- AIM OF THE TASK:
From the entries below, extract every line that includes the word "standalone".

- ENTRIES PROVIDED:
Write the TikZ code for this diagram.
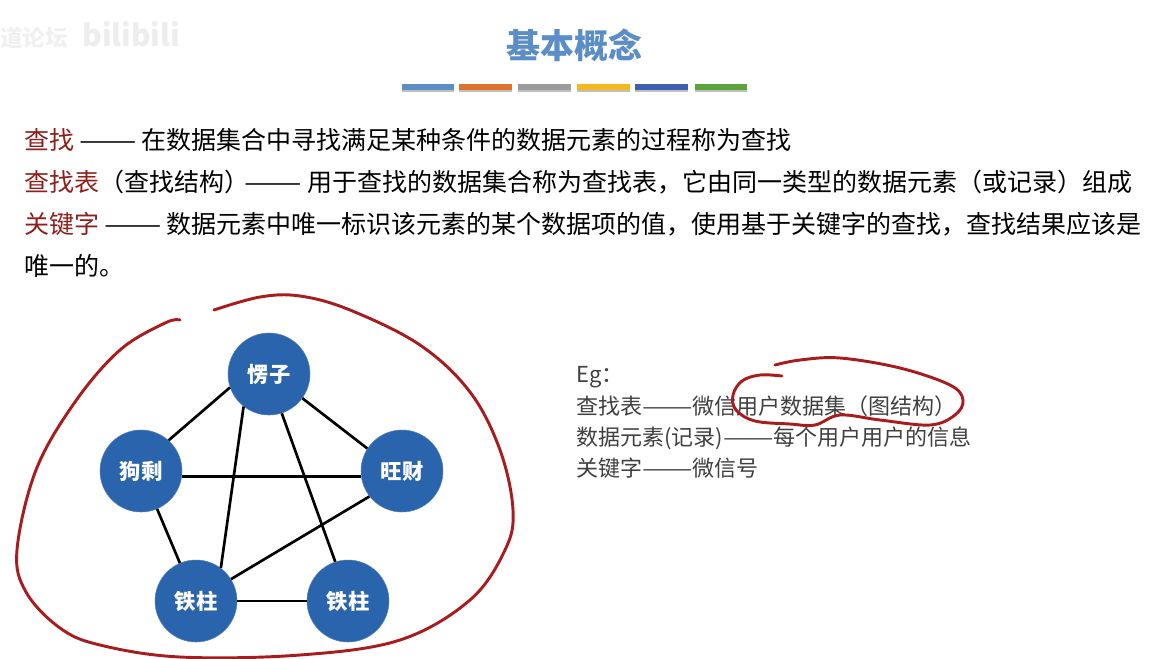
\documentclass[tikz,border=0pt]{standalone}
\usepackage{fontspec}
\usepackage{xcolor}
\usepackage{graphicx}
\setmainfont{Noto Sans CJK SC}
\definecolor{titleblue}{HTML}{5B8EC6}
\definecolor{keyred}{HTML}{8E1F1B}
\definecolor{inkred}{HTML}{A81C1E}
\definecolor{nodeblue}{HTML}{2A64AC}
\definecolor{textgray}{HTML}{404040}
\definecolor{barorange}{HTML}{E0722A}
\definecolor{bargray}{HTML}{9C9C9C}
\definecolor{baryellow}{HTML}{F5B81F}
\definecolor{barblue}{HTML}{3F5FB0}
\definecolor{bargreen}{HTML}{5CA33C}
\newcommand{\keyw}[1]{\textcolor{keyred}{#1}}
\newcommand{\ldash}{\scalebox{1.37}[1]{——}}
\usetikzlibrary{shadows}
\tikzset{
  person/.style={circle,fill=nodeblue,draw=nodeblue!80!white,text=white,minimum size=61.5pt,inner sep=0pt,font=\fontsize{16}{18}\selectfont\bfseries},
  bar/.style={rectangle,minimum height=4.5pt,inner sep=0pt,drop shadow={shadow xshift=0pt,shadow yshift=-1.3pt,opacity=.5}},
  para/.style={anchor=base west,inner sep=0pt,text=black,font=\fontsize{18.75}{22}\selectfont},
  egline/.style={anchor=base west,inner sep=0pt,text=textgray,font=\fontsize{16.5}{20}\selectfont},
  edge/.style={-,draw=black,line width=2pt},
  scribble/.style={draw=inkred,line width=2.2pt,line cap=round,line join=round}
}
\begin{document}
\begin{tikzpicture}[x=0.75pt,y=-0.75pt]
 \useasboundingbox (0,0) rectangle (1167,658);

 \draw (0,38)  node[anchor=west,inner sep=0pt,text=black!6,font=\fontsize{17}{20}\selectfont\bfseries] (mark1) {道论坛};
 \draw (82,34) node[anchor=west,inner sep=0pt,text=black!7,font=\fontsize{22.5}{30}\selectfont\bfseries] (mark2) {bilibili};

 \draw (574,45) node[text=titleblue,inner sep=0pt,font=\fontsize{25.5}{30}\selectfont\bfseries] (title) {基本概念};

 \draw (428,87) node[bar,fill=titleblue,minimum width=39pt]  (bar1) {};
 \draw (485.5,87) node[bar,fill=barorange,minimum width=39.5pt] (bar2) {};
 \draw (544.5,87) node[bar,fill=bargray,minimum width=39.5pt]      (bar3) {};
 \draw (603.5,87) node[bar,fill=baryellow,minimum width=39.5pt] (bar4) {};
 \draw (661.5,87) node[bar,fill=barblue,minimum width=39.5pt] (bar5) {};
 \draw (721,87) node[bar,fill=bargreen,minimum width=39pt] (bar6) {};

 \draw (24,149) node[para] (line1) {\keyw{查找} \ldash{} \hspace{-.7pt}在数据集合中寻找满足某种条件的数据元素的过程称为查找};
 \draw (24,191) node[para] (line2) {\keyw{查找表}（查找结构）\hspace{-3.6pt}\ldash{} 用于查找的数据集合称为查找表，它由同一类型的数据元素（或记录）组成};
 \draw (24,233) node[para] (line3) {\keyw{关键字} \ldash{} \hspace{-1.4pt}数据元素中唯一标识该元素的某个数据项的值，使用基于关键字的查找，查找结果应该是};
 \draw (24,275) node[para] (line4) {唯一的。};

 \draw (576,382) node[egline] (eg0) {Eg：};
 \draw (576,414) node[egline] (eg1) {查找表\ldash{}微信用户数据集（图结构）};
 \draw (576,445) node[egline] (eg2) {数据元素(记录)\ldash{}每个用户用户的信息};
 \draw (576,476) node[egline] (eg3) {关键字\ldash{}微信号};

 \draw (269,374) node[person] (A) {愣子};
 \draw (141,471) node[person] (B) {狗剩};
 \draw (402,471) node[person] (C) {旺财};
 \draw (196,601) node[person] (D) {铁柱};
 \draw (348,601) node[person] (E) {铁柱};

 \draw[edge] (A.199) -- (B.48);
 \draw[edge] (A.-36) -- (C.147);
 \draw[edge] (A.232) -- (D.53);
 \draw[edge] (A.-72) -- (E.108);
 \draw[edge] (B.-8) -- (C.188);
 \draw[edge] (B.-67) -- (D.113);
 \draw[edge] (C.218) -- (D.32);
 \draw[edge] (D.east) -- (E.west);

 \draw[scribble] plot[smooth,tension=.6] coordinates {(180,320) (165,323) (120,350) (75,402) (36,470) (17,550) (26,592) (60,628) (100,645) (180,657) (300,655) (400,640) (470,600) (505,550) (513,510) (500,450) (470,392) (420,345) (350,310) (300,296) (260,297) (214,310)};

 \draw[scribble] plot[smooth,tension=.6] coordinates {(782,376) (760,375) (742,381) (733,395) (736,410) (755,421) (790,424) (815,425) (840,415) (880,420) (930,425) (955,415) (963,400) (950,385) (900,368) (840,358) (800,360) (775,365)};
\end{tikzpicture}
\end{document}
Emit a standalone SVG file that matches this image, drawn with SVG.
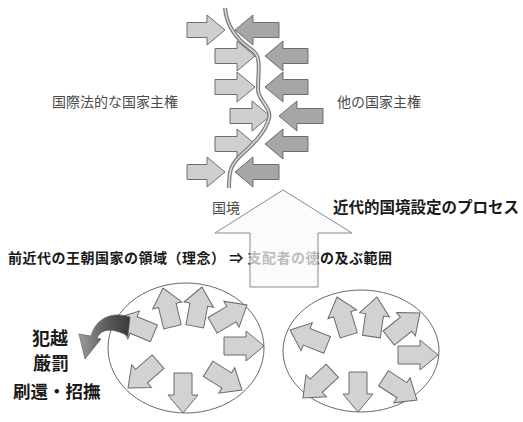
<svg xmlns="http://www.w3.org/2000/svg" width="523" height="422" viewBox="0 0 523 422">
<style>
  .t{font-family:"Noto Sans CJK JP","Noto Sans",sans-serif;}
  .g{fill:#4a4a4a;font-size:14px;}
  .b{fill:#1a1a1a;font-weight:bold;}
  .la{fill:#cfcfcf;stroke:#6e6e6e;stroke-width:1;}
  .da{fill:#a6a6a6;stroke:#6e6e6e;stroke-width:1;}
  .sa{fill:#d2d2d2;stroke:#6a6a6a;stroke-width:1;}
  .el{fill:none;stroke:#6a6a6a;stroke-width:1;}
</style>
<defs>
  <path id="sm" d="M-40,-9 H-18 V-15 L0,0 L-18,15 V9 H-40 Z"/>
  <linearGradient id="cg" x1="80" y1="0" x2="130" y2="0" gradientUnits="userSpaceOnUse">
    <stop offset="0" stop-color="#9a9a9a"/>
    <stop offset="0.55" stop-color="#5a5a5a"/>
    <stop offset="1" stop-color="#3a3a3a"/>
  </linearGradient>
</defs>

<g id="labels">
  <text class="t g" x="52" y="107">国際法的な国家主権</text>
  <text class="t g" x="337" y="107">他の国家主権</text>
  <text class="t g" x="212" y="213">国境</text>
  <text class="t b" x="333" y="213" font-size="15.5">近代的国境設定のプロセス</text>
  <text class="t b" x="8" y="263" font-size="14" textLength="384" lengthAdjust="spacing">前近代の王朝国家の領域（理念） ⇒ 支配者の徳の及ぶ範囲</text>
  <text class="t b" x="32" y="345" font-size="18">犯越</text>
  <text class="t b" x="33" y="370" font-size="18">厳罰</text>
  <text class="t b" x="13" y="398" font-size="17.5">刷還・招撫</text>
</g>

<g id="sovereignty-left">
  <path class="la" d="M187,22.5 H207 V15 L225,30 L207,45 V37.5 H187 Z"/>
  <path class="la" d="M215,48.5 H237 V41 L255,56 L237,71 V63.5 H215 Z"/>
  <path class="la" d="M215,79.5 H237 V72 L255,87 L237,102 V94.5 H215 Z"/>
  <path class="la" d="M230,108.5 H252 V101 L270,116 L252,131 V123.5 H230 Z"/>
  <path class="la" d="M215,136.5 H237 V129 L255,144 L237,159 V151.5 H215 Z"/>
  <path class="la" d="M187,164.5 H207 V157 L225,172 L207,187 V179.5 H187 Z"/>
</g>

<g id="sovereignty-right">
  <path class="da" d="M279,22.5 H253 V15 L235,30 L253,45 V37.5 H279 Z"/>
  <path class="da" d="M308,48.5 H283 V41 L265,56 L283,71 V63.5 H308 Z"/>
  <path class="da" d="M308,79.5 H283 V72 L265,87 L283,102 V94.5 H308 Z"/>
  <path class="da" d="M323,108.5 H297 V101 L279,116 L297,131 V123.5 H323 Z"/>
  <path class="da" d="M308,136.5 H283 V129 L265,144 L283,159 V151.5 H308 Z"/>
  <path class="da" d="M279,164.5 H253 V157 L235,172 L253,187 V179.5 H279 Z"/>
</g>

<g id="border-line">
  <path d="M225,8 C227,30 240,42 252,50 C262,57 258,70 258,90 C258,100 272,108 269,118 C266,132 252,145 240,156 C231,165 229,170 229,188" fill="none" stroke="#7a7a7a" stroke-width="4"/>
  <path d="M225,8 C227,30 240,42 252,50 C262,57 258,70 258,90 C258,100 272,108 269,118 C266,132 252,145 240,156 C231,165 229,170 229,188" fill="none" stroke="#d8d8d8" stroke-width="1.6"/>
</g>

<g id="process-arrow">
  <path d="M283,190 L352,233 H318 V287 H250 V233 H215 Z" fill="#fafafa" fill-opacity="0.72" stroke="#8a8a8a" stroke-width="1"/>
</g>

<g id="realm-left">
  <ellipse class="el" cx="186" cy="348" rx="78" ry="65"/>
  <use href="#sm" class="sa" transform="translate(117,318) rotate(-157.4)"/>
  <use href="#sm" class="sa" transform="translate(163,288) rotate(-103.7)"/>
  <use href="#sm" class="sa" transform="translate(202,287) rotate(-79.6)"/>
  <use href="#sm" class="sa" transform="translate(247,305) rotate(-30.5)"/>
  <use href="#sm" class="sa" transform="translate(264,346) rotate(0)"/>
  <use href="#sm" class="sa" transform="translate(242,390) rotate(32)"/>
  <use href="#sm" class="sa" transform="translate(183,413) rotate(90)"/>
  <use href="#sm" class="sa" transform="translate(128,388) rotate(138.8)"/>
</g>

<g id="crossing-arrow">
  <path d="M130,317 C112,311 96,318 91,336 L79,334 L85,359 L101,339 L97,338 C101,329 112,327 128,336 Z" fill="url(#cg)" stroke="#555" stroke-width="0.6"/>
</g>

<g id="realm-right">
  <ellipse class="el" cx="361" cy="351" rx="78" ry="61"/>
  <use href="#sm" class="sa" transform="translate(290,330) rotate(-158)"/>
  <use href="#sm" class="sa" transform="translate(337,297) rotate(-107)"/>
  <use href="#sm" class="sa" transform="translate(377,297) rotate(-82)"/>
  <use href="#sm" class="sa" transform="translate(420,313) rotate(-38.7)"/>
  <use href="#sm" class="sa" transform="translate(438,355) rotate(0)"/>
  <use href="#sm" class="sa" transform="translate(417,400) rotate(33)"/>
  <use href="#sm" class="sa" transform="translate(358,412) rotate(90)"/>
  <use href="#sm" class="sa" transform="translate(303,398) rotate(137)"/>
</g>
</svg>
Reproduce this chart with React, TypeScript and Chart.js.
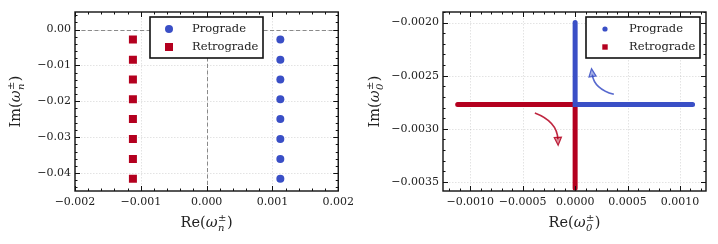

- WRITTEN SOLUTION:
\documentclass[tikz,border=0pt]{standalone}
Emit a standalone SVG file that matches this image, drawn with SVG.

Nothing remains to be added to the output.